Entries with chart source code>

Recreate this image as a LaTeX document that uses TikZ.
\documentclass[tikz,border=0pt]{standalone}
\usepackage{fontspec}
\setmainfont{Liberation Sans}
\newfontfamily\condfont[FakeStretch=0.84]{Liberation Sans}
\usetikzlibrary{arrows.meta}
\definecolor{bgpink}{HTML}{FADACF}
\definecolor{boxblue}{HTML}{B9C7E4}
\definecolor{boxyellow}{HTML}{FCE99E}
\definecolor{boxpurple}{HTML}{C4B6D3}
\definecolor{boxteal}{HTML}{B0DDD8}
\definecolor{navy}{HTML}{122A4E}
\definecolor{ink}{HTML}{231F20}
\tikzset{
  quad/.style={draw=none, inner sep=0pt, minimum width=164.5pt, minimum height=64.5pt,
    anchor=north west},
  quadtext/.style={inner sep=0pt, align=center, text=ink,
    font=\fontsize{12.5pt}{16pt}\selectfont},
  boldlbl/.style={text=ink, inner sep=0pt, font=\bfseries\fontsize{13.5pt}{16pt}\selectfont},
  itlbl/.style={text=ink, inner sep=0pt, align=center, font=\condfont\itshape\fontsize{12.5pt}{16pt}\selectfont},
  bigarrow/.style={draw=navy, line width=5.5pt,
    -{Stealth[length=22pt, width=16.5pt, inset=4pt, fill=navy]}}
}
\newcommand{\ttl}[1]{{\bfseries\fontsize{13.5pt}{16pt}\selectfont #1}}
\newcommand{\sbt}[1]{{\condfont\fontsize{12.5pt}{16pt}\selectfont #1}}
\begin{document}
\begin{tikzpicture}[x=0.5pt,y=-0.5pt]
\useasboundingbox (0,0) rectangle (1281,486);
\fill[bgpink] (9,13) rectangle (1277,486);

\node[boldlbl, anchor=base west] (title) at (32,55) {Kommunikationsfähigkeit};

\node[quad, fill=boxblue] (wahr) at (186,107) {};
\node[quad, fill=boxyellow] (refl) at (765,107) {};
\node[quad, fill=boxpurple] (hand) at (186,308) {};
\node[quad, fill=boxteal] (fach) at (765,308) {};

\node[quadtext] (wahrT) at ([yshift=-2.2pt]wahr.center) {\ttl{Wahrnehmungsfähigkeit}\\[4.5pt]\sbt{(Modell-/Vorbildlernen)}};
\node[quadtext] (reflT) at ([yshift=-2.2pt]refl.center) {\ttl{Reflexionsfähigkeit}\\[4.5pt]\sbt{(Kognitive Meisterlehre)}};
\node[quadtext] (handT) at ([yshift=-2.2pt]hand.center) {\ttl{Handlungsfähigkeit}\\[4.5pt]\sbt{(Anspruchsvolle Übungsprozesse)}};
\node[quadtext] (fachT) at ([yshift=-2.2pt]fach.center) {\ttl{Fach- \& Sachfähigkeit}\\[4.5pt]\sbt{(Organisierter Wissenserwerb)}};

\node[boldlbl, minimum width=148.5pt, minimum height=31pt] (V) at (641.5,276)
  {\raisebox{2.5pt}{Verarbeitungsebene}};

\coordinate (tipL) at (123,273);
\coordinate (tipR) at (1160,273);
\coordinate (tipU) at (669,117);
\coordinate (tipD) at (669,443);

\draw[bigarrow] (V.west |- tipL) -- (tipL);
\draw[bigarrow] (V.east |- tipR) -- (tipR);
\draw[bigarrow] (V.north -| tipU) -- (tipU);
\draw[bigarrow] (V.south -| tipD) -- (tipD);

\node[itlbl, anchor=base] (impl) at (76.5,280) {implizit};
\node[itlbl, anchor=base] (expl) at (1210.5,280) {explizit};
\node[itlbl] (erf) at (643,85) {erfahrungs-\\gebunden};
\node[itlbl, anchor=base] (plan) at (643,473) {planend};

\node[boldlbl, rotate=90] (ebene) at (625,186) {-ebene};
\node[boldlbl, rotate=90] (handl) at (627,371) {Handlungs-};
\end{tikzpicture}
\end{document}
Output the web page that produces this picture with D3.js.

REQUIREMENTS> Please set down the whole listing above without altering a single line.

SOLUTION TO THIS PROBLEM>
Recreate this image as a LaTeX document that uses TikZ.
\documentclass[tikz,border=0pt]{standalone}
\usepackage{fontspec}
\setmainfont{Liberation Sans}
\newfontfamily\condfont[FakeStretch=0.84]{Liberation Sans}
\usetikzlibrary{arrows.meta}
\definecolor{bgpink}{HTML}{FADACF}
\definecolor{boxblue}{HTML}{B9C7E4}
\definecolor{boxyellow}{HTML}{FCE99E}
\definecolor{boxpurple}{HTML}{C4B6D3}
\definecolor{boxteal}{HTML}{B0DDD8}
\definecolor{navy}{HTML}{122A4E}
\definecolor{ink}{HTML}{231F20}
\tikzset{
  quad/.style={draw=none, inner sep=0pt, minimum width=164.5pt, minimum height=64.5pt,
    anchor=north west},
  quadtext/.style={inner sep=0pt, align=center, text=ink,
    font=\fontsize{12.5pt}{16pt}\selectfont},
  boldlbl/.style={text=ink, inner sep=0pt, font=\bfseries\fontsize{13.5pt}{16pt}\selectfont},
  itlbl/.style={text=ink, inner sep=0pt, align=center, font=\condfont\itshape\fontsize{12.5pt}{16pt}\selectfont},
  bigarrow/.style={draw=navy, line width=5.5pt,
    -{Stealth[length=22pt, width=16.5pt, inset=4pt, fill=navy]}}
}
\newcommand{\ttl}[1]{{\bfseries\fontsize{13.5pt}{16pt}\selectfont #1}}
\newcommand{\sbt}[1]{{\condfont\fontsize{12.5pt}{16pt}\selectfont #1}}
\begin{document}
\begin{tikzpicture}[x=0.5pt,y=-0.5pt]
\useasboundingbox (0,0) rectangle (1281,486);
\fill[bgpink] (9,13) rectangle (1277,486);

\node[boldlbl, anchor=base west] (title) at (32,55) {Kommunikationsfähigkeit};

\node[quad, fill=boxblue] (wahr) at (186,107) {};
\node[quad, fill=boxyellow] (refl) at (765,107) {};
\node[quad, fill=boxpurple] (hand) at (186,308) {};
\node[quad, fill=boxteal] (fach) at (765,308) {};

\node[quadtext] (wahrT) at ([yshift=-2.2pt]wahr.center) {\ttl{Wahrnehmungsfähigkeit}\\[4.5pt]\sbt{(Modell-/Vorbildlernen)}};
\node[quadtext] (reflT) at ([yshift=-2.2pt]refl.center) {\ttl{Reflexionsfähigkeit}\\[4.5pt]\sbt{(Kognitive Meisterlehre)}};
\node[quadtext] (handT) at ([yshift=-2.2pt]hand.center) {\ttl{Handlungsfähigkeit}\\[4.5pt]\sbt{(Anspruchsvolle Übungsprozesse)}};
\node[quadtext] (fachT) at ([yshift=-2.2pt]fach.center) {\ttl{Fach- \& Sachfähigkeit}\\[4.5pt]\sbt{(Organisierter Wissenserwerb)}};

\node[boldlbl, minimum width=148.5pt, minimum height=31pt] (V) at (641.5,276)
  {\raisebox{2.5pt}{Verarbeitungsebene}};

\coordinate (tipL) at (123,273);
\coordinate (tipR) at (1160,273);
\coordinate (tipU) at (669,117);
\coordinate (tipD) at (669,443);

\draw[bigarrow] (V.west |- tipL) -- (tipL);
\draw[bigarrow] (V.east |- tipR) -- (tipR);
\draw[bigarrow] (V.north -| tipU) -- (tipU);
\draw[bigarrow] (V.south -| tipD) -- (tipD);

\node[itlbl, anchor=base] (impl) at (76.5,280) {implizit};
\node[itlbl, anchor=base] (expl) at (1210.5,280) {explizit};
\node[itlbl] (erf) at (643,85) {erfahrungs-\\gebunden};
\node[itlbl, anchor=base] (plan) at (643,473) {planend};

\node[boldlbl, rotate=90] (ebene) at (625,186) {-ebene};
\node[boldlbl, rotate=90] (handl) at (627,371) {Handlungs-};
\end{tikzpicture}
\end{document}
Output the web page that produces this picture with D3.js.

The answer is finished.